Nesse poema, está também outra cláusula inesperada. Ei-la: “Só o esquecimento é que condensa,/ E então minha alma servirá de abrigo”.
A alma, única figuração da singularidade humana, é afim às possibilidades infinitas e performáticas do corpo e delas se diferencia por ser asilo. Ágrafa, ela não escreve poemas. É mera abstração que “condensa” as trezentas, as trezentas-e-cinquenta partículas do corpo. Solitária, a alma tem péssima memória. Mais que solitária, a alma é solteira. Não dança.
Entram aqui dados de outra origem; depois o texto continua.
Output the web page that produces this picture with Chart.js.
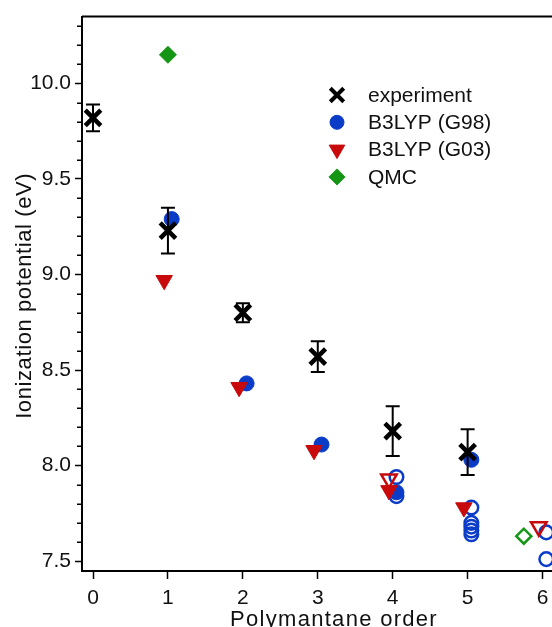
<!DOCTYPE html>
<html>
<head>
<meta charset="utf-8">
<script src="https://cdn.jsdelivr.net/npm/chart.js@4.4.2/dist/chart.umd.min.js"></script>
<style>
  html, body { margin: 0; padding: 0; background: #fff; overflow: hidden; }
  #wrap { width: 552px; height: 627px; overflow: hidden; }
  #wrap canvas { display: block; }
</style>
</head>
<body>
<div id="wrap"><canvas id="ip-chart" width="600" height="627"></canvas></div>
<script>
// --- data ---
const expOrder = [0, 1, 2, 3, 4, 5];
const expIP = [9.82, 9.23, 8.80, 8.57, 8.18, 8.07];
const expErr = [0.07, 0.12, 0.05, 0.08, 0.13, 0.12];

const g98Order = [1.05, 2.05, 3.05, 4.05, 5.05];
const g98IP = [9.29, 8.43, 8.11, 7.86, 8.03];
// other isomers (open symbols)
const g98IsoOrder = [4.05, 4.05, 5.05, 5.05, 5.05, 5.05, 5.05, 6.05, 6.05];
const g98IsoIP = [7.94, 7.84, 7.78, 7.70, 7.68, 7.66, 7.64, 7.65, 7.51];

const g03Order = [0.95, 1.95, 2.95, 3.95, 4.95];
const g03IP = [8.97, 8.41, 8.08, 7.87, 7.78];
const g03IsoOrder = [3.95, 5.95];
const g03IsoIP = [7.93, 7.68];

const qmcOrder = [1];
const qmcIP = [10.15];
const qmcIsoOrder = [5.75];
const qmcIsoIP = [7.63];

const xTicks = [0, 1, 2, 3, 4, 5, 6];
const yTicks = [7.5, 8.0, 8.5, 9.0, 9.5, 10.0];

const BLACK = '#000';
const BLUE = '#0b3cc8';
const RED = '#c80a0c';
const GREEN = '#149614';
const FONT = "'Liberation Sans', Arial, Helvetica, sans-serif";

function pts(xs, ys) {
  return xs.map((x, i) => ({ x, y: ys[i] }));
}

const styles = {
  exp: { pointStyle: 'crossRot', radius: 11, rotation: 0, borderWidth: 4.5, borderColor: BLACK, backgroundColor: BLACK },
  g98: { pointStyle: 'circle', radius: 7.5, rotation: 0, borderWidth: 1, borderColor: BLUE, backgroundColor: BLUE },
  g98Iso: { pointStyle: 'circle', radius: 6.8, rotation: 0, borderWidth: 2.5, borderColor: BLUE, backgroundColor: 'rgba(0,0,0,0)' },
  g03: { pointStyle: 'triangle', radius: 9.5, rotation: 180, borderWidth: 1, borderColor: RED, backgroundColor: RED },
  g03Iso: { pointStyle: 'triangle', radius: 9, rotation: 180, borderWidth: 2.5, borderColor: RED, backgroundColor: 'rgba(0,0,0,0)' },
  qmc: { pointStyle: 'rectRot', radius: 8.5, rotation: 0, borderWidth: 1, borderColor: GREEN, backgroundColor: GREEN },
  qmcIso: { pointStyle: 'rectRot', radius: 7.5, rotation: 0, borderWidth: 2.5, borderColor: GREEN, backgroundColor: 'rgba(0,0,0,0)' }
};

function ds(label, data, st) {
  return {
    label,
    data,
    showLine: false,
    pointStyle: st.pointStyle,
    pointRadius: st.radius,
    pointHoverRadius: st.radius,
    pointRotation: st.rotation,
    pointBorderWidth: st.borderWidth,
    pointBorderColor: st.borderColor,
    pointBackgroundColor: st.backgroundColor
  };
}

// error bars, minor ticks, frame, legend and axis titles
const extras = {
  id: 'extras',
  afterDatasetsDraw(chart) {
    const { ctx, scales: { x, y } } = chart;
    ctx.save();
    ctx.strokeStyle = BLACK;
    ctx.lineWidth = 2;
    expOrder.forEach((o, i) => {
      const px = x.getPixelForValue(o);
      const top = y.getPixelForValue(expIP[i] + expErr[i]);
      const bot = y.getPixelForValue(expIP[i] - expErr[i]);
      ctx.beginPath();
      ctx.moveTo(px, top); ctx.lineTo(px, bot);
      ctx.moveTo(px - 7, top); ctx.lineTo(px + 7, top);
      ctx.moveTo(px - 7, bot); ctx.lineTo(px + 7, bot);
      ctx.stroke();
    });
    ctx.restore();
  },
  afterDraw(chart) {
    const { ctx, chartArea: a, scales: { y } } = chart;
    ctx.save();
    // frame top and right
    ctx.strokeStyle = BLACK;
    ctx.lineWidth = 2;
    ctx.beginPath();
    ctx.moveTo(a.left, a.top); ctx.lineTo(a.right, a.top); ctx.lineTo(a.right, a.bottom);
    ctx.stroke();
    // minor ticks every 0.1
    ctx.lineWidth = 1.5;
    for (let k = 75; k <= 103; k++) {
      if (k % 5 === 0) continue;
      const py = Math.round(y.getPixelForValue(k / 10)) + 0.25;
      ctx.beginPath();
      ctx.moveTo(a.left - 5, py); ctx.lineTo(a.left, py);
      ctx.stroke();
    }
    // legend
    const entries = [
      ['experiment', styles.exp],
      ['B3LYP (G98)', styles.g98],
      ['B3LYP (G03)', styles.g03],
      ['QMC', styles.qmc]
    ];
    ctx.font = '21px ' + FONT;
    ctx.textBaseline = 'middle';
    ctx.textAlign = 'left';
    entries.forEach(([txt, st], i) => {
      const ly = 95 + i * 27.3;
      ctx.fillStyle = st.backgroundColor;
      ctx.strokeStyle = st.borderColor;
      ctx.lineWidth = st.pointStyle === 'crossRot' ? 4 : st.borderWidth;
      const r = st.pointStyle === 'crossRot' ? 9.5 : st.radius - 0.5;
      Chart.helpers.drawPoint(ctx, { pointStyle: st.pointStyle, radius: r, rotation: st.rotation, borderWidth: ctx.lineWidth }, 337, ly);
      ctx.fillStyle = '#111';
      ctx.fillText(txt, 368, ly + 1);
    });
    // axis titles
    ctx.fillStyle = '#111';
    ctx.font = '22px ' + FONT;
    ctx.textAlign = 'center';
    ctx.textBaseline = 'alphabetic';
    ctx.letterSpacing = '1.3px';
    ctx.fillText('Polymantane order', 334, 626);
    ctx.letterSpacing = '0.6px';
    ctx.translate(31, (a.top + a.bottom) / 2 + 2);
    ctx.rotate(-Math.PI / 2);
    ctx.fillText('Ionization potential (eV)', 0, 0);
    ctx.restore();
  }
};

const tickFont = { family: FONT, size: 21 };

new Chart(document.getElementById('ip-chart'), {
  type: 'scatter',
  data: {
    datasets: [
      ds('experiment', pts(expOrder, expIP), styles.exp),
      ds('B3LYP (G03)', pts(g03Order, g03IP), styles.g03),
      ds('B3LYP (G03) isomers', pts(g03IsoOrder, g03IsoIP), styles.g03Iso),
      ds('B3LYP (G98)', pts(g98Order, g98IP), styles.g98),
      ds('B3LYP (G98) isomers', pts(g98IsoOrder, g98IsoIP), styles.g98Iso),
      ds('QMC', pts(qmcOrder, qmcIP), styles.qmc),
      ds('QMC isomers', pts(qmcIsoOrder, qmcIsoIP), styles.qmcIso)
    ]
  },
  options: {
    responsive: false,
    animation: false,
    layout: { padding: { top: 14, right: 15, left: 0, bottom: 0 } },
    plugins: { legend: { display: false }, tooltip: { enabled: false } },
    scales: {
      x: {
        type: 'linear',
        min: -0.147,
        max: 6.56,
        afterFit: s => { s.height = 56; },
        afterBuildTicks: s => { s.ticks = xTicks.map(v => ({ value: v })); },
        grid: { drawOnChartArea: false, drawTicks: true, tickLength: 8, tickColor: BLACK, tickWidth: 1.5 },
        border: { color: BLACK, width: 2 },
        ticks: { font: tickFont, color: '#111', padding: 7, maxRotation: 0, callback: v => String(v) }
      },
      y: {
        type: 'linear',
        min: 7.448,
        max: 10.35,
        afterFit: s => { s.width = 82; },
        afterBuildTicks: s => { s.ticks = yTicks.map(v => ({ value: v })); },
        grid: { drawOnChartArea: false, drawTicks: true, tickLength: 7, tickColor: BLACK, tickWidth: 1.5 },
        border: { color: BLACK, width: 2 },
        ticks: { font: tickFont, color: '#111', padding: 4, callback: v => Number(v).toFixed(1) }
      }
    }
  },
  plugins: [extras]
});
</script>
</body>
</html>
Ao pôr o pé no chão é que a alma se humaniza. Descobre a si sob a forma de corpo erotizado e dançarino de poeta. Abriga o corpo a buscar parceira e a se tornar ladrão (lawless, fora da lei) da experiência alheia. Não pune um dos excessos da intermitência — a paixão amorosa. “Toda paixão é esquecida./ Maria será esquecida.//[…] E a paixão será arquivada./ Maria será arquivada”. Volta a ser receptáculo virgem, semelhante ao quadro-negro ou à tela de computador. Está a se esvaziar com o apagador ou a tecla deletar.
A paixão pela Maria, a amada, terá seu fim ao ser arquivada. Abre-se espaço para outra Maria.
A alma passa o tempo a “descobrir a furto seus próprios beijos”. É voyeur de seu corpo no ato de se tornar erótico. Comprometida com o estágio superior em que condensa a multiplicidade humana, a alma tem seus intentos secretos: “Eu piso a terra como quem descobre a furto/ Nas esquinas, nos táxis, nas camarinhas seus próprios beijos!”. Em qualquer lugar que esteja, a alma beija por interposta boca a beijar outra boca.
Há que se distinguir o “abrigo” (alma) do “arquivo” (acúmulo). Aquele cancela as performances pelo esquecimento, este busca agrupar todas as performances. A dança é o modo como o “arquivo” (acúmulo) se apresenta como negação de princípio identitário único. O ato não-conclusivo, qualquer que seja ele, não se condensa numa única característica física ou psicológica do poeta. Num único homem. Num único caráter.
A composição da vida e do poema em atos não-conclusivos tampouco significa insuficiência. Significa o desprezo pela repetição. Algo tão excessivo quanto a paixão só terá seu final fixado pelo tédio à repetição. Arquivada a paixão, o dançarino se abre a enérgico, alegre e novo ritmo de vida.
Nesse momento crucial do conhecimento de Mário de Andrade por seu leitor, o hiato, como figura de composição, não reproduz o contraste entre eles, ou a contradição e menos ainda a aversão. O reconhecimento de Nêmesis, já dissemos, é tardio na vida e na obra de Mário de Andrade.
Repugna ao compositor musical dar a chave de leitura da composição ao intérprete. Repugna também ao poeta. Poeta hiato leitor. O espelho do hiato os separa e os ata. A imagem do leitor é reflexo da figura do autor. Somos dois desconhecidos e nos entretemos em conversa não-conclusiva.
Não existe partitura musical sem intérprete. Não existe intérprete sem partitura musical.
Ao verso “Amor com medo dos desejos…” seguem-se estes dois: “— Ria um pouco, beleza! / — Come do meu!”. A afirmação é reticente e o diálogo que se lhe segue, desbocado e fescenino. Estão no poema Carnaval carioca. A cena é a de adultério em praça pública. A paixão do poeta por seu leitor e a do leitor por seu poeta acontecem “de supetão” e “a furto”, ou seja, são adulterinas. Ria um pouco, beleza, come do meu! O poema propicia ao medo dos desejos o atrevimento.
Um livro é único, apaixonante e não-conclusivo. Dia chega em que a paixão é arquivada. Haverá outro e mais outro livro. Não há como o leitor progredir em suas leituras de poesia sem trair a partitura que o forma. O livro está ali para dar por iniciada e encerrada uma performance. De supetão e a furto, surgirá diferente performance — semelhante ao beijo que ainda não havia sido dado.
Volto ao cruzamento da Ipiranga com São João: “Ainda não havia para mim, Rita Lee,/ A tua mais completa tradução”.